PROBLEM DESCRIPTION: Everything in the listing except the pictures should be written out exactly.

DATA SHOWN:
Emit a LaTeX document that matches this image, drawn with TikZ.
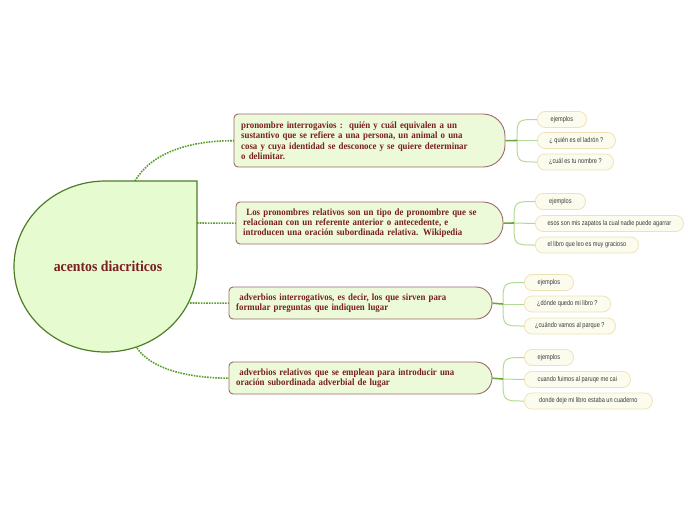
\documentclass[tikz,border=0pt]{standalone}
\usepackage{fontspec}
\setmainfont{Liberation Serif}
\newfontfamily\mainbf{Liberation Serif}[FakeStretch=0.92]
\newfontfamily\leaffont{Liberation Sans}[FakeStretch=0.8]
\usetikzlibrary{calc}
\pgfdeclarelayer{background}
\pgfsetlayers{background,main}
\definecolor{txtred}{HTML}{7A1F1F}
\definecolor{cfill}{HTML}{E7FBD1}
\definecolor{cborder}{HTML}{4E7D2A}
\definecolor{mfill}{HTML}{EDFAD9}
\definecolor{mborder}{HTML}{9A6A6A}
\definecolor{dotgreen}{HTML}{5A9E2A}
\definecolor{darkgreen}{HTML}{6AA83A}
\definecolor{lightgreen}{HTML}{B2DA94}
\definecolor{leaffill}{HTML}{FBFCEE}
\definecolor{leafborder}{HTML}{EFE2B6}
\definecolor{leaftext}{HTML}{3A3A3A}
\newcommand\mainshape[5]{\path[mainfillstyle] ({#1+4},#2) -- ({#3-#5},#2) arc[start angle=270,end angle=360,radius=#5] -- (#3,{#4-#5}) arc[start angle=0,end angle=90,radius=#5] -- ({#1+4},#4) arc[start angle=90,end angle=180,radius=4] -- (#1,{#2+4}) arc[start angle=180,end angle=270,radius=4] -- cycle;}
\begin{document}
\begin{tikzpicture}[x=1pt,y=-1pt,
  centralstyle/.style={draw=cborder,fill=cfill,line width=1.2pt},
  mainfillstyle/.style={draw=mborder,fill=mfill,line width=0.9pt},
  mainnode/.style={anchor=north west,inner xsep=7pt,inner ysep=0pt,align=left,text=txtred,
    font=\mainbf\bfseries\fontsize{9.6}{10.3}\selectfont},
  leaf/.style={anchor=west,draw=leafborder,fill=leaffill,line width=0.8pt,rounded corners=7.5pt,
    minimum height=16pt,inner sep=0pt,text=leaftext,font=\leaffont\fontsize{7}{8}\selectfont},
  dotconn/.style={draw=dotgreen,line width=1.6pt,dash pattern=on 1.6pt off 1.1pt},
  darkconn/.style={draw=darkgreen,line width=1.6pt},
  brconn/.style={draw=lightgreen,line width=1pt}]
\useasboundingbox (0,0) rectangle (696,520);
% central shape
\path[centralstyle] (197,181) -- (197,266.5) arc[start angle=0,end angle=270,x radius=91.5,y radius=85.5] -- cycle;
\node[text=txtred,font=\mainbf\bfseries\fontsize{15}{16}\selectfont] (c) at (108,266.5) {acentos diacriticos};
\coordinate (c1) at (135,181);
\coordinate (c2) at (197,223);
\coordinate (c3) at (190,303);
\coordinate (c4) at (137,348);
% main shapes
\mainshape{234}{114}{505}{167}{22}
\mainshape{236}{202}{503}{244}{20}
\mainshape{229}{287}{492}{319}{16}
\mainshape{229}{362}{492}{394}{16}
\node[mainnode,text width=257pt,minimum height=53pt] (n1) at (234,114) {pronombre interrogavios :\ \ quién y cuál equivalen a un\\ sustantivo que se refiere a una persona, un animal o una\\ cosa y cuya identidad se desconoce y se quiere determinar\\ o delimitar.};
\node[mainnode,text width=253pt,minimum height=42pt] (n2) at (236,202) {\ Los pronombres relativos son un tipo de pronombre que se\\ relacionan con un referente anterior o antecedente, e\\ introducen una oración subordinada relativa. Wikipedia};
\node[mainnode,text width=249pt,minimum height=32pt] (n3) at (229,287) {\ adverbios interrogativos, es decir, los que sirven para\\ formular preguntas que indiquen lugar};
\node[mainnode,text width=249pt,minimum height=32pt] (n4) at (229,362) {\ adverbios relativos que se emplean para introducir una\\ oración subordinada adverbial de lugar};
% leaves
\node[leaf,minimum width=49pt] (l11) at (537,119.5) {ejemplos};
\node[leaf,minimum width=78pt] (l12) at (537,140.5) {¿ quién es el ladrón ?};
\node[leaf,minimum width=76pt] (l13) at (537,162) {¿cuál es tu nombre ?};
\node[leaf,minimum width=50pt] (l21) at (535,201.5) {ejemplos};
\node[leaf,minimum width=148pt] (l22) at (535,223.5) {esos son mis zapatos la cual nadie puede agarrar};
\node[leaf,minimum width=103pt] (l23) at (535,245) {el libro que leo es muy gracioso};
\node[leaf,minimum width=49pt] (l31) at (524,282.5) {ejemplos};
\node[leaf,minimum width=86pt] (l32) at (524,304) {¿dónde quedo mi libro ?};
\node[leaf,minimum width=91pt] (l33) at (524,326) {¿cuándo vamos al parque ?};
\node[leaf,minimum width=49pt] (l41) at (524,357.5) {ejemplos};
\node[leaf,minimum width=106pt] (l42) at (524,379.5) {cuando fuimos al paruqe me cai};
\node[leaf,minimum width=128pt] (l43) at (524,401) {donde deje mi libro estaba un cuaderno};
\coordinate (b1) at (517,140.5);
\coordinate (b2) at (514,223);
\coordinate (b3) at (503,304);
\coordinate (b4) at (503,379);
\begin{pgfonlayer}{background}
\draw[dotconn] (c1) .. controls (150,155) and (185,140.5) .. (n1.west);
\draw[dotconn] (c2) -- (n2.west);
\draw[dotconn] (c3) -- (n3.west);
\draw[dotconn] (c4) .. controls (152,370) and (190,378) .. (n4.west);
\foreach \g in {1,2,3,4}{
  \draw[brconn] (b\g) .. controls (b\g |- l\g1.west) .. (l\g1.west);
  \draw[brconn] (b\g) -- (l\g2.west);
  \draw[brconn] (b\g) .. controls (b\g |- l\g3.west) .. (l\g3.west);
  \draw[darkconn] (n\g.east) -- (b\g);
}
\end{pgfonlayer}
\end{tikzpicture}
\end{document}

PROBLEM SOLUTION:
Emit a LaTeX document that matches this image, drawn with TikZ.
\documentclass[tikz,border=0pt]{standalone}
\usepackage{fontspec}
\setmainfont{Liberation Serif}
\newfontfamily\mainbf{Liberation Serif}[FakeStretch=0.92]
\newfontfamily\leaffont{Liberation Sans}[FakeStretch=0.8]
\usetikzlibrary{calc}
\pgfdeclarelayer{background}
\pgfsetlayers{background,main}
\definecolor{txtred}{HTML}{7A1F1F}
\definecolor{cfill}{HTML}{E7FBD1}
\definecolor{cborder}{HTML}{4E7D2A}
\definecolor{mfill}{HTML}{EDFAD9}
\definecolor{mborder}{HTML}{9A6A6A}
\definecolor{dotgreen}{HTML}{5A9E2A}
\definecolor{darkgreen}{HTML}{6AA83A}
\definecolor{lightgreen}{HTML}{B2DA94}
\definecolor{leaffill}{HTML}{FBFCEE}
\definecolor{leafborder}{HTML}{EFE2B6}
\definecolor{leaftext}{HTML}{3A3A3A}
\newcommand\mainshape[5]{\path[mainfillstyle] ({#1+4},#2) -- ({#3-#5},#2) arc[start angle=270,end angle=360,radius=#5] -- (#3,{#4-#5}) arc[start angle=0,end angle=90,radius=#5] -- ({#1+4},#4) arc[start angle=90,end angle=180,radius=4] -- (#1,{#2+4}) arc[start angle=180,end angle=270,radius=4] -- cycle;}
\begin{document}
\begin{tikzpicture}[x=1pt,y=-1pt,
  centralstyle/.style={draw=cborder,fill=cfill,line width=1.2pt},
  mainfillstyle/.style={draw=mborder,fill=mfill,line width=0.9pt},
  mainnode/.style={anchor=north west,inner xsep=7pt,inner ysep=0pt,align=left,text=txtred,
    font=\mainbf\bfseries\fontsize{9.6}{10.3}\selectfont},
  leaf/.style={anchor=west,draw=leafborder,fill=leaffill,line width=0.8pt,rounded corners=7.5pt,
    minimum height=16pt,inner sep=0pt,text=leaftext,font=\leaffont\fontsize{7}{8}\selectfont},
  dotconn/.style={draw=dotgreen,line width=1.6pt,dash pattern=on 1.6pt off 1.1pt},
  darkconn/.style={draw=darkgreen,line width=1.6pt},
  brconn/.style={draw=lightgreen,line width=1pt}]
\useasboundingbox (0,0) rectangle (696,520);
% central shape
\path[centralstyle] (197,181) -- (197,266.5) arc[start angle=0,end angle=270,x radius=91.5,y radius=85.5] -- cycle;
\node[text=txtred,font=\mainbf\bfseries\fontsize{15}{16}\selectfont] (c) at (108,266.5) {acentos diacriticos};
\coordinate (c1) at (135,181);
\coordinate (c2) at (197,223);
\coordinate (c3) at (190,303);
\coordinate (c4) at (137,348);
% main shapes
\mainshape{234}{114}{505}{167}{22}
\mainshape{236}{202}{503}{244}{20}
\mainshape{229}{287}{492}{319}{16}
\mainshape{229}{362}{492}{394}{16}
\node[mainnode,text width=257pt,minimum height=53pt] (n1) at (234,114) {pronombre interrogavios :\ \ quién y cuál equivalen a un\\ sustantivo que se refiere a una persona, un animal o una\\ cosa y cuya identidad se desconoce y se quiere determinar\\ o delimitar.};
\node[mainnode,text width=253pt,minimum height=42pt] (n2) at (236,202) {\ Los pronombres relativos son un tipo de pronombre que se\\ relacionan con un referente anterior o antecedente, e\\ introducen una oración subordinada relativa. Wikipedia};
\node[mainnode,text width=249pt,minimum height=32pt] (n3) at (229,287) {\ adverbios interrogativos, es decir, los que sirven para\\ formular preguntas que indiquen lugar};
\node[mainnode,text width=249pt,minimum height=32pt] (n4) at (229,362) {\ adverbios relativos que se emplean para introducir una\\ oración subordinada adverbial de lugar};
% leaves
\node[leaf,minimum width=49pt] (l11) at (537,119.5) {ejemplos};
\node[leaf,minimum width=78pt] (l12) at (537,140.5) {¿ quién es el ladrón ?};
\node[leaf,minimum width=76pt] (l13) at (537,162) {¿cuál es tu nombre ?};
\node[leaf,minimum width=50pt] (l21) at (535,201.5) {ejemplos};
\node[leaf,minimum width=148pt] (l22) at (535,223.5) {esos son mis zapatos la cual nadie puede agarrar};
\node[leaf,minimum width=103pt] (l23) at (535,245) {el libro que leo es muy gracioso};
\node[leaf,minimum width=49pt] (l31) at (524,282.5) {ejemplos};
\node[leaf,minimum width=86pt] (l32) at (524,304) {¿dónde quedo mi libro ?};
\node[leaf,minimum width=91pt] (l33) at (524,326) {¿cuándo vamos al parque ?};
\node[leaf,minimum width=49pt] (l41) at (524,357.5) {ejemplos};
\node[leaf,minimum width=106pt] (l42) at (524,379.5) {cuando fuimos al paruqe me cai};
\node[leaf,minimum width=128pt] (l43) at (524,401) {donde deje mi libro estaba un cuaderno};
\coordinate (b1) at (517,140.5);
\coordinate (b2) at (514,223);
\coordinate (b3) at (503,304);
\coordinate (b4) at (503,379);
\begin{pgfonlayer}{background}
\draw[dotconn] (c1) .. controls (150,155) and (185,140.5) .. (n1.west);
\draw[dotconn] (c2) -- (n2.west);
\draw[dotconn] (c3) -- (n3.west);
\draw[dotconn] (c4) .. controls (152,370) and (190,378) .. (n4.west);
\foreach \g in {1,2,3,4}{
  \draw[brconn] (b\g) .. controls (b\g |- l\g1.west) .. (l\g1.west);
  \draw[brconn] (b\g) -- (l\g2.west);
  \draw[brconn] (b\g) .. controls (b\g |- l\g3.west) .. (l\g3.west);
  \draw[darkconn] (n\g.east) -- (b\g);
}
\end{pgfonlayer}
\end{tikzpicture}
\end{document}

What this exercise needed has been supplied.